* Given task
Search the entries below. Return every line that has "this" in it.

* Source records
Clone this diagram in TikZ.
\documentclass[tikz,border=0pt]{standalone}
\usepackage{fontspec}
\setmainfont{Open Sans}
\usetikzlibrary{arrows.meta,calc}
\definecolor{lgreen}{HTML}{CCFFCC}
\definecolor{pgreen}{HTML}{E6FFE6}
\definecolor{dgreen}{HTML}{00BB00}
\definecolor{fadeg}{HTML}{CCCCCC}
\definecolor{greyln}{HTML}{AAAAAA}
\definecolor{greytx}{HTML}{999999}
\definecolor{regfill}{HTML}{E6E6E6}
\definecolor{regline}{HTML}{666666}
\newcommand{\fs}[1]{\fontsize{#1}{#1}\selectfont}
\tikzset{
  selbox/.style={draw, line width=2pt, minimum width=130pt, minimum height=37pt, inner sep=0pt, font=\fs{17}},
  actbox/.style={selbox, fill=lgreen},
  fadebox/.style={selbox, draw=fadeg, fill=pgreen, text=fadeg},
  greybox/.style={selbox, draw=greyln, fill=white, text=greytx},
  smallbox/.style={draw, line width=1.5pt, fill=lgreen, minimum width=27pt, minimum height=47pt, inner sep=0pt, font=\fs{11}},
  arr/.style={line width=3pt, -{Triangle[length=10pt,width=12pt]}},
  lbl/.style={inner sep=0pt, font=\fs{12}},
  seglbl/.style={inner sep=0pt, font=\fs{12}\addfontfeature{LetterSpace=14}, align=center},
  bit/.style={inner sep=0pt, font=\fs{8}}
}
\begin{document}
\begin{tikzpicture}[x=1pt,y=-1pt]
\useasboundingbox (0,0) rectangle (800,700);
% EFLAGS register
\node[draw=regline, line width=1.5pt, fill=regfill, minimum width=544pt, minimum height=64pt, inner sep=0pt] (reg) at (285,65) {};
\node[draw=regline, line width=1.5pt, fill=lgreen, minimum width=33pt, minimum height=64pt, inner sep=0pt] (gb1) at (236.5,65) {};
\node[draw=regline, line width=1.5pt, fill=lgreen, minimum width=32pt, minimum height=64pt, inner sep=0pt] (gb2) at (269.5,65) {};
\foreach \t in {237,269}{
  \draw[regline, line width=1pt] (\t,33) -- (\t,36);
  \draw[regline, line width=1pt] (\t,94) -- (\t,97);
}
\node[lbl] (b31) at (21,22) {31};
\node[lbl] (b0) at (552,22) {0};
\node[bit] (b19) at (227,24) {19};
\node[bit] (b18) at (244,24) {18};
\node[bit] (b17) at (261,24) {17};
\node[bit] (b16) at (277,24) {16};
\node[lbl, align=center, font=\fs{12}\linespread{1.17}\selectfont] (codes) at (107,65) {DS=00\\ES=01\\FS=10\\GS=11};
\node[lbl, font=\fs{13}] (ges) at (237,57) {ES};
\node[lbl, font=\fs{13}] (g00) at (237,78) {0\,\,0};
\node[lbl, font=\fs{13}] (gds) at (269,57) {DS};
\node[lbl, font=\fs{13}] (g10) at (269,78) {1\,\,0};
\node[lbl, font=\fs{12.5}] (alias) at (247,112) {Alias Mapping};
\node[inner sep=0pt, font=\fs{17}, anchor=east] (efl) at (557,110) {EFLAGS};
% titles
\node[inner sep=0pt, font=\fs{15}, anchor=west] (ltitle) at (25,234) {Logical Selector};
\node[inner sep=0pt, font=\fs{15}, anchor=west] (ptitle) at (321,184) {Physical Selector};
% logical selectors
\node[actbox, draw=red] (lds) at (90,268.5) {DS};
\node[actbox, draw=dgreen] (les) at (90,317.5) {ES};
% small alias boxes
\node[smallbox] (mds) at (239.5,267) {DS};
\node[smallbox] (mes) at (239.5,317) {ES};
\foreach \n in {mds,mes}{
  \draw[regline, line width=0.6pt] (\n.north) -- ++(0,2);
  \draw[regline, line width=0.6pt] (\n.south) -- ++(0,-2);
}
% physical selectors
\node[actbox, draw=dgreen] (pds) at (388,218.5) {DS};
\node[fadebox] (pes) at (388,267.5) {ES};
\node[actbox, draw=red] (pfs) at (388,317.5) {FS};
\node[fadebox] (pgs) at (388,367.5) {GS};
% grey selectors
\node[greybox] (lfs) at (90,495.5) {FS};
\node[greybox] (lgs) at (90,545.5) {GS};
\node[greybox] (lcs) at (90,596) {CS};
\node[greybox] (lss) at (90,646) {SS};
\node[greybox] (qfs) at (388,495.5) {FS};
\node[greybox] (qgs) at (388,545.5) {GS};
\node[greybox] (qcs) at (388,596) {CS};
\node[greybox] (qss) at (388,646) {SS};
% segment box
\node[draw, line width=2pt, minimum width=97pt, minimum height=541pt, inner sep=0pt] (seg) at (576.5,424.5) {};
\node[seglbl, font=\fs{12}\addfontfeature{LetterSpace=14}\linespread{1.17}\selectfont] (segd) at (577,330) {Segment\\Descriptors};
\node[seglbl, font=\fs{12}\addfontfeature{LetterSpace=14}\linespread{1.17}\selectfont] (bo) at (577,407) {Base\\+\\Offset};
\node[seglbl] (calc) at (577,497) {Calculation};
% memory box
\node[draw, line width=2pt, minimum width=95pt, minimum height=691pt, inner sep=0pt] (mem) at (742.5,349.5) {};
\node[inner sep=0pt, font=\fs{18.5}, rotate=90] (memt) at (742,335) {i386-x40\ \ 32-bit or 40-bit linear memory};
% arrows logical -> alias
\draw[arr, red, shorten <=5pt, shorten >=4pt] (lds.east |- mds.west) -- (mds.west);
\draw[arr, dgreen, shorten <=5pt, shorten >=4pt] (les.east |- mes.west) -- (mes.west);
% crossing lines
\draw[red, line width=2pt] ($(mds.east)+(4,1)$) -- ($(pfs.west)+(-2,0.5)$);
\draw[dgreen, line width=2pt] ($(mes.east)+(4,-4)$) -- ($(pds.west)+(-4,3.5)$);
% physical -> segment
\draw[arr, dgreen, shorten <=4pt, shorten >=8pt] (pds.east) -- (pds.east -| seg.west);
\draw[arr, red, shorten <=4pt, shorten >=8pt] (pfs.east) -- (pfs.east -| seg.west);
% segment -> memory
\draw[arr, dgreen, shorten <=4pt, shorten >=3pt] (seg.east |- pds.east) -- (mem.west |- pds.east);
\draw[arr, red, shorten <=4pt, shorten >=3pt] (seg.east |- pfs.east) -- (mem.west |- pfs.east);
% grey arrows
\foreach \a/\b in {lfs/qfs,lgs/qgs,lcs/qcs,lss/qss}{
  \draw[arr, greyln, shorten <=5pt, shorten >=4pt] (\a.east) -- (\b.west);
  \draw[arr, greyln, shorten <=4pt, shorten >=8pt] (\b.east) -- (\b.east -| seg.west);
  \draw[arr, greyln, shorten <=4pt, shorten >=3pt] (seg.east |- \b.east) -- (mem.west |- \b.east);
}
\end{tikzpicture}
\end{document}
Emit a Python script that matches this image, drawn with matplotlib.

...

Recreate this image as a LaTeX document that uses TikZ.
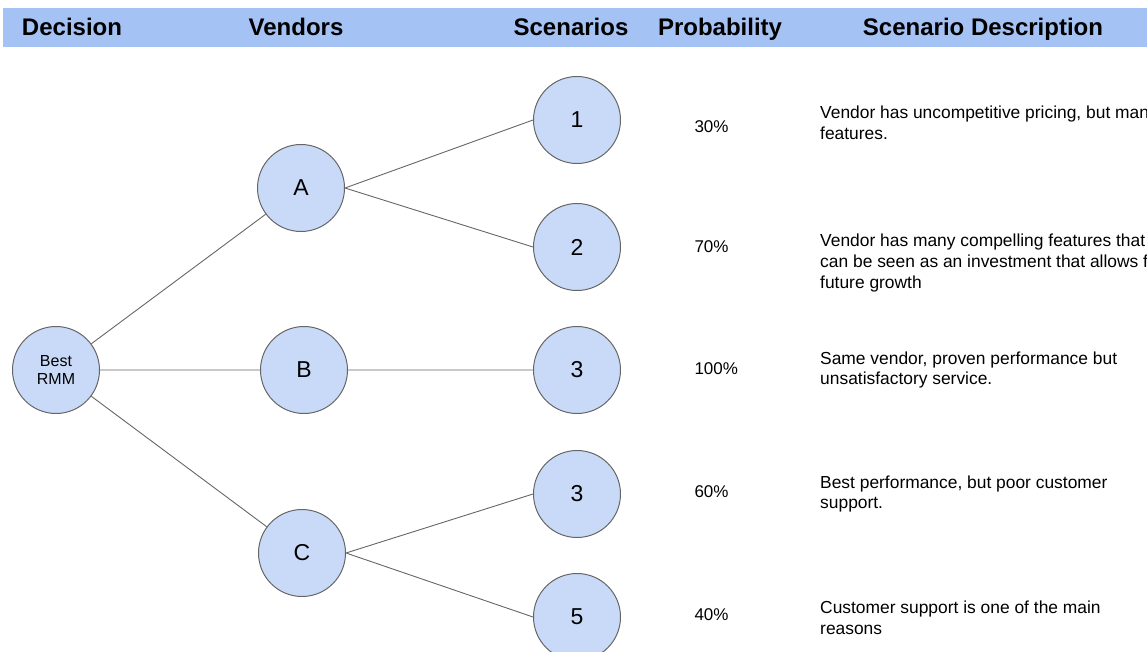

==

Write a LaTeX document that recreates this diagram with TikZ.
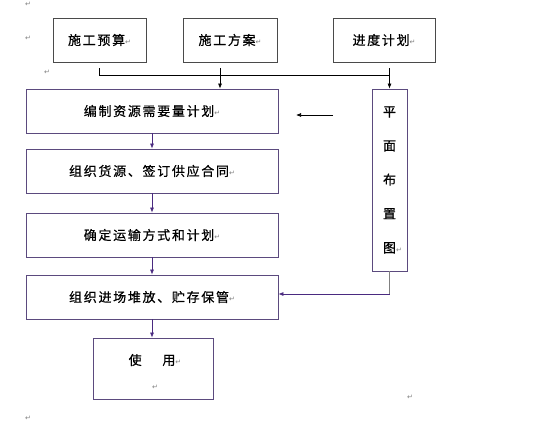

* Answer
Clone this diagram in TikZ.
Emit a Python script that matches this image, drawn with matplotlib.
Recreate this image as a LaTeX document that uses TikZ.
Write a LaTeX document that recreates this diagram with TikZ.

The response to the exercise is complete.